The most famous example if software routines using the wrong units was the Mars Climate Orbiter probe that crashed due to a software conversion. In a nut shell, a routine was called to determine the amount of force exerted by the space craft thrusters after firing. The exerted force was factored into the navigation routines to determine the craft's new trajectory as it guided itself towards mars. The trajectory routines expected data in newtons (metric force unit) but was given thrust data in pound-force (imperial force unit). This resulted in a small amount of error each time a course correction was performed. Over the multi-million mile journey to Mars, the craft drifted roughly 45 km. A very small distance, but large enough to spell doom for the craft.

Earlier today, while sitting at my desk I overheard a conversation between two of our system's engineering engineers, taking about a small collection of requirements they had received from one of our customers. The two requirements dealt with the types of storage environments our final products would have to survive (temp, humidity, dust, ect). One in particular caught my ear. The requirement was worded similar to as follows:

The device shall not be damaged by dust particles, 100-500 micrometers in diameter, traveling at 50 mph.

Hearing this stopped me cold; one requirement mixed two different systems of measurements. I pointed this out to the guys and they laughed. Then they showed me an even more distressing requirement.

The device shall do something at either X g/ft or Y g/m^3.

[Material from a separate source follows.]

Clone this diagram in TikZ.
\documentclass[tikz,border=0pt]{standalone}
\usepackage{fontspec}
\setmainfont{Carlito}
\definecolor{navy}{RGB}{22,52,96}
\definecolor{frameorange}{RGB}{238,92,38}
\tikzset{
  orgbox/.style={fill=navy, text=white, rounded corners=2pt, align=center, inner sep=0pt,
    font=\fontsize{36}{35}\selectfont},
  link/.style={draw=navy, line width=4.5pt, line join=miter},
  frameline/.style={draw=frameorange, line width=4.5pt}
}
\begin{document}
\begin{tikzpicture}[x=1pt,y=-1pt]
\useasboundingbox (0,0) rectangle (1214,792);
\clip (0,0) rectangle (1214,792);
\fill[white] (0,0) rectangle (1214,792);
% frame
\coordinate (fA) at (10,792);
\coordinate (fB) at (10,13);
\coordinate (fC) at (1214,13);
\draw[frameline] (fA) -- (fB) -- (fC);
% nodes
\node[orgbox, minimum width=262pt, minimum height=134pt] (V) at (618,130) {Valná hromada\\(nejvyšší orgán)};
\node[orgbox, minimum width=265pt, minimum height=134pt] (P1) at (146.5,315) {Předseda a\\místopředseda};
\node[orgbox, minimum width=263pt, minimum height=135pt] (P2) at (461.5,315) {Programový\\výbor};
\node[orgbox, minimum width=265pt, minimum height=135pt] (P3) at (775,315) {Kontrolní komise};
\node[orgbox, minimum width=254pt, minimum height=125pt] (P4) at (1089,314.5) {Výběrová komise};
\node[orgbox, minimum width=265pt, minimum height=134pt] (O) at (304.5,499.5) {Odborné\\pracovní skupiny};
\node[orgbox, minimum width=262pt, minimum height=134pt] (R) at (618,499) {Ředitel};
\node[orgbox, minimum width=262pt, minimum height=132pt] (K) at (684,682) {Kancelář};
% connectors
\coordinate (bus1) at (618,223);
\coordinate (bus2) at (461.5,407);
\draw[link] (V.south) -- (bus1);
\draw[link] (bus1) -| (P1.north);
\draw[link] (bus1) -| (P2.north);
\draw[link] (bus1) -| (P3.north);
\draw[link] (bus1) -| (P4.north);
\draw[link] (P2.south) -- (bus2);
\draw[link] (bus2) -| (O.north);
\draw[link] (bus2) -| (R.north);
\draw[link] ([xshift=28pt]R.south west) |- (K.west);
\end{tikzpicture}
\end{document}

In this instance, not only were systems of measurement mixed, the two provided units could not be converted into one another. One was mass per distance, and the other was mass per volume. I got assurances from the requirement guys that they would have the customer clarify what they meant. I then took a drink of coffee, put my headphones back on, and got back to work. My first order of business, verifying I'd documented all the units for my public facing routines in my code.